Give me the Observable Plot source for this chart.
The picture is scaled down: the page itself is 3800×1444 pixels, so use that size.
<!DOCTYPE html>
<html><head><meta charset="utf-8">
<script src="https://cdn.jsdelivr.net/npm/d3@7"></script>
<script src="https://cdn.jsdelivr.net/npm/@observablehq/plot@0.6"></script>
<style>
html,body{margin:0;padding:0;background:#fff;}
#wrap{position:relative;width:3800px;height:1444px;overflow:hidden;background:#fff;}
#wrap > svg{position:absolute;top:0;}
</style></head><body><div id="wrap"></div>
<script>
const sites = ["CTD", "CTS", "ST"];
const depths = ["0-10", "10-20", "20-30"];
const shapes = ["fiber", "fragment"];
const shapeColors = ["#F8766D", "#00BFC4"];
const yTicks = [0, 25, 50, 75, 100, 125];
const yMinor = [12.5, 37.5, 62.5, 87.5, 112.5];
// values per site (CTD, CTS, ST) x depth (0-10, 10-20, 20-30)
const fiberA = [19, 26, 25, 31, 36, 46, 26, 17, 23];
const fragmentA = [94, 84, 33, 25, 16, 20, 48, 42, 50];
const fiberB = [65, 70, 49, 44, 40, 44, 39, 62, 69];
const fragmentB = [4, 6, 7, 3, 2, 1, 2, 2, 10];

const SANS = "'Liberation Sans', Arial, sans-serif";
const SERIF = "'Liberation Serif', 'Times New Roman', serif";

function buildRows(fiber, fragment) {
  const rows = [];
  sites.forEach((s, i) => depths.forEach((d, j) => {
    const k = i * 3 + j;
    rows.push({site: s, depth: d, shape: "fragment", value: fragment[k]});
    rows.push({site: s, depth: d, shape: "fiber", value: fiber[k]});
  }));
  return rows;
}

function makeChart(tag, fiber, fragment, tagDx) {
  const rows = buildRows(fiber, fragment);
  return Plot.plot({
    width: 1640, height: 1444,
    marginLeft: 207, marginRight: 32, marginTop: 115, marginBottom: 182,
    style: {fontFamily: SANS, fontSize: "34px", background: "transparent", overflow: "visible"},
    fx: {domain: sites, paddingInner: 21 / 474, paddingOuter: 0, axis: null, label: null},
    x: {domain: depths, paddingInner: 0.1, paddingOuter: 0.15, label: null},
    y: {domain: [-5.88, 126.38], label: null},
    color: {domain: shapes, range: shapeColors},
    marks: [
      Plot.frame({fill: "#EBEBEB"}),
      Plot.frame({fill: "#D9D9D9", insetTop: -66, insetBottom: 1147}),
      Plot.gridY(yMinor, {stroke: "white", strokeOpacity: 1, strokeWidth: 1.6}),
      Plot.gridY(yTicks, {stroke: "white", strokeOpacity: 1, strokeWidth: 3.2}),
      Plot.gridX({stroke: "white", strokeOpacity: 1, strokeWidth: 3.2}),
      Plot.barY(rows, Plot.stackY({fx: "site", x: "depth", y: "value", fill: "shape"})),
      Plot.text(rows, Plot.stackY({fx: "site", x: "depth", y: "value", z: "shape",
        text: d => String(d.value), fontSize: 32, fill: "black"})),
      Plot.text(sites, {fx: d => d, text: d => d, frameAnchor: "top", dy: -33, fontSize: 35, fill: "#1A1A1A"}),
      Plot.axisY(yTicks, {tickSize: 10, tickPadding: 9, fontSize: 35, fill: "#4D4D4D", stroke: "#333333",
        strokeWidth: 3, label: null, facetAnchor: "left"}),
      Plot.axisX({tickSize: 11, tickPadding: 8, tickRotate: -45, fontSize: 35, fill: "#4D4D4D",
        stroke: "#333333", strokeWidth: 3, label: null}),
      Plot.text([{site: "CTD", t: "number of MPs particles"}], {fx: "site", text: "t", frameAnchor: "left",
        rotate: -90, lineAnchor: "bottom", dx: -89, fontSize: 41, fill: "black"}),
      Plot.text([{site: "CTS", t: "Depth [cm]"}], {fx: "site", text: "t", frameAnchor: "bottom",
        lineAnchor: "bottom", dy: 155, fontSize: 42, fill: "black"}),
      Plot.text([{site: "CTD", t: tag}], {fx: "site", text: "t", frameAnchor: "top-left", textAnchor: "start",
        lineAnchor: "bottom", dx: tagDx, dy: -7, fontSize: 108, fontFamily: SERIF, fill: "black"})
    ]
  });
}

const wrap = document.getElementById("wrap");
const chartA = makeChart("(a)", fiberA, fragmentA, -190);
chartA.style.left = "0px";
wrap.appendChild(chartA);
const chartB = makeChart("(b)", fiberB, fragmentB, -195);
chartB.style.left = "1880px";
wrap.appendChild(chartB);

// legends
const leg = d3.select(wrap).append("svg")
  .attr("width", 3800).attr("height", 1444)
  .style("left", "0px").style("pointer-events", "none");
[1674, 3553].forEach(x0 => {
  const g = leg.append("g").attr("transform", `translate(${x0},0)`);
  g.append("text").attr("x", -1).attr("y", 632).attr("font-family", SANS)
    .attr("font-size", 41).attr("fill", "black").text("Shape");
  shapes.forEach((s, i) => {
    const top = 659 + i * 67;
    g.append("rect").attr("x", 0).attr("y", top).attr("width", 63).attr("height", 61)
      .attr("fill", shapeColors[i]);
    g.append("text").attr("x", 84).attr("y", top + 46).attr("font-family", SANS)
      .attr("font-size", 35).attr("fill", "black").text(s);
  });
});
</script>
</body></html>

= = =

- Task goal -
Copy out every line of the data above, exactly as given.

- Answer for this exercise -
Give me the Observable Plot source for this chart.
The picture is scaled down: the page itself is 3800×1444 pixels, so use that size.
<!DOCTYPE html>
<html><head><meta charset="utf-8">
<script src="https://cdn.jsdelivr.net/npm/d3@7"></script>
<script src="https://cdn.jsdelivr.net/npm/@observablehq/plot@0.6"></script>
<style>
html,body{margin:0;padding:0;background:#fff;}
#wrap{position:relative;width:3800px;height:1444px;overflow:hidden;background:#fff;}
#wrap > svg{position:absolute;top:0;}
</style></head><body><div id="wrap"></div>
<script>
const sites = ["CTD", "CTS", "ST"];
const depths = ["0-10", "10-20", "20-30"];
const shapes = ["fiber", "fragment"];
const shapeColors = ["#F8766D", "#00BFC4"];
const yTicks = [0, 25, 50, 75, 100, 125];
const yMinor = [12.5, 37.5, 62.5, 87.5, 112.5];
// values per site (CTD, CTS, ST) x depth (0-10, 10-20, 20-30)
const fiberA = [19, 26, 25, 31, 36, 46, 26, 17, 23];
const fragmentA = [94, 84, 33, 25, 16, 20, 48, 42, 50];
const fiberB = [65, 70, 49, 44, 40, 44, 39, 62, 69];
const fragmentB = [4, 6, 7, 3, 2, 1, 2, 2, 10];

const SANS = "'Liberation Sans', Arial, sans-serif";
const SERIF = "'Liberation Serif', 'Times New Roman', serif";

function buildRows(fiber, fragment) {
  const rows = [];
  sites.forEach((s, i) => depths.forEach((d, j) => {
    const k = i * 3 + j;
    rows.push({site: s, depth: d, shape: "fragment", value: fragment[k]});
    rows.push({site: s, depth: d, shape: "fiber", value: fiber[k]});
  }));
  return rows;
}

function makeChart(tag, fiber, fragment, tagDx) {
  const rows = buildRows(fiber, fragment);
  return Plot.plot({
    width: 1640, height: 1444,
    marginLeft: 207, marginRight: 32, marginTop: 115, marginBottom: 182,
    style: {fontFamily: SANS, fontSize: "34px", background: "transparent", overflow: "visible"},
    fx: {domain: sites, paddingInner: 21 / 474, paddingOuter: 0, axis: null, label: null},
    x: {domain: depths, paddingInner: 0.1, paddingOuter: 0.15, label: null},
    y: {domain: [-5.88, 126.38], label: null},
    color: {domain: shapes, range: shapeColors},
    marks: [
      Plot.frame({fill: "#EBEBEB"}),
      Plot.frame({fill: "#D9D9D9", insetTop: -66, insetBottom: 1147}),
      Plot.gridY(yMinor, {stroke: "white", strokeOpacity: 1, strokeWidth: 1.6}),
      Plot.gridY(yTicks, {stroke: "white", strokeOpacity: 1, strokeWidth: 3.2}),
      Plot.gridX({stroke: "white", strokeOpacity: 1, strokeWidth: 3.2}),
      Plot.barY(rows, Plot.stackY({fx: "site", x: "depth", y: "value", fill: "shape"})),
      Plot.text(rows, Plot.stackY({fx: "site", x: "depth", y: "value", z: "shape",
        text: d => String(d.value), fontSize: 32, fill: "black"})),
      Plot.text(sites, {fx: d => d, text: d => d, frameAnchor: "top", dy: -33, fontSize: 35, fill: "#1A1A1A"}),
      Plot.axisY(yTicks, {tickSize: 10, tickPadding: 9, fontSize: 35, fill: "#4D4D4D", stroke: "#333333",
        strokeWidth: 3, label: null, facetAnchor: "left"}),
      Plot.axisX({tickSize: 11, tickPadding: 8, tickRotate: -45, fontSize: 35, fill: "#4D4D4D",
        stroke: "#333333", strokeWidth: 3, label: null}),
      Plot.text([{site: "CTD", t: "number of MPs particles"}], {fx: "site", text: "t", frameAnchor: "left",
        rotate: -90, lineAnchor: "bottom", dx: -89, fontSize: 41, fill: "black"}),
      Plot.text([{site: "CTS", t: "Depth [cm]"}], {fx: "site", text: "t", frameAnchor: "bottom",
        lineAnchor: "bottom", dy: 155, fontSize: 42, fill: "black"}),
      Plot.text([{site: "CTD", t: tag}], {fx: "site", text: "t", frameAnchor: "top-left", textAnchor: "start",
        lineAnchor: "bottom", dx: tagDx, dy: -7, fontSize: 108, fontFamily: SERIF, fill: "black"})
    ]
  });
}

const wrap = document.getElementById("wrap");
const chartA = makeChart("(a)", fiberA, fragmentA, -190);
chartA.style.left = "0px";
wrap.appendChild(chartA);
const chartB = makeChart("(b)", fiberB, fragmentB, -195);
chartB.style.left = "1880px";
wrap.appendChild(chartB);

// legends
const leg = d3.select(wrap).append("svg")
  .attr("width", 3800).attr("height", 1444)
  .style("left", "0px").style("pointer-events", "none");
[1674, 3553].forEach(x0 => {
  const g = leg.append("g").attr("transform", `translate(${x0},0)`);
  g.append("text").attr("x", -1).attr("y", 632).attr("font-family", SANS)
    .attr("font-size", 41).attr("fill", "black").text("Shape");
  shapes.forEach((s, i) => {
    const top = 659 + i * 67;
    g.append("rect").attr("x", 0).attr("y", top).attr("width", 63).attr("height", 61)
      .attr("fill", shapeColors[i]);
    g.append("text").attr("x", 84).attr("y", top + 46).attr("font-family", SANS)
      .attr("font-size", 35).attr("fill", "black").text(s);
  });
});
</script>
</body></html>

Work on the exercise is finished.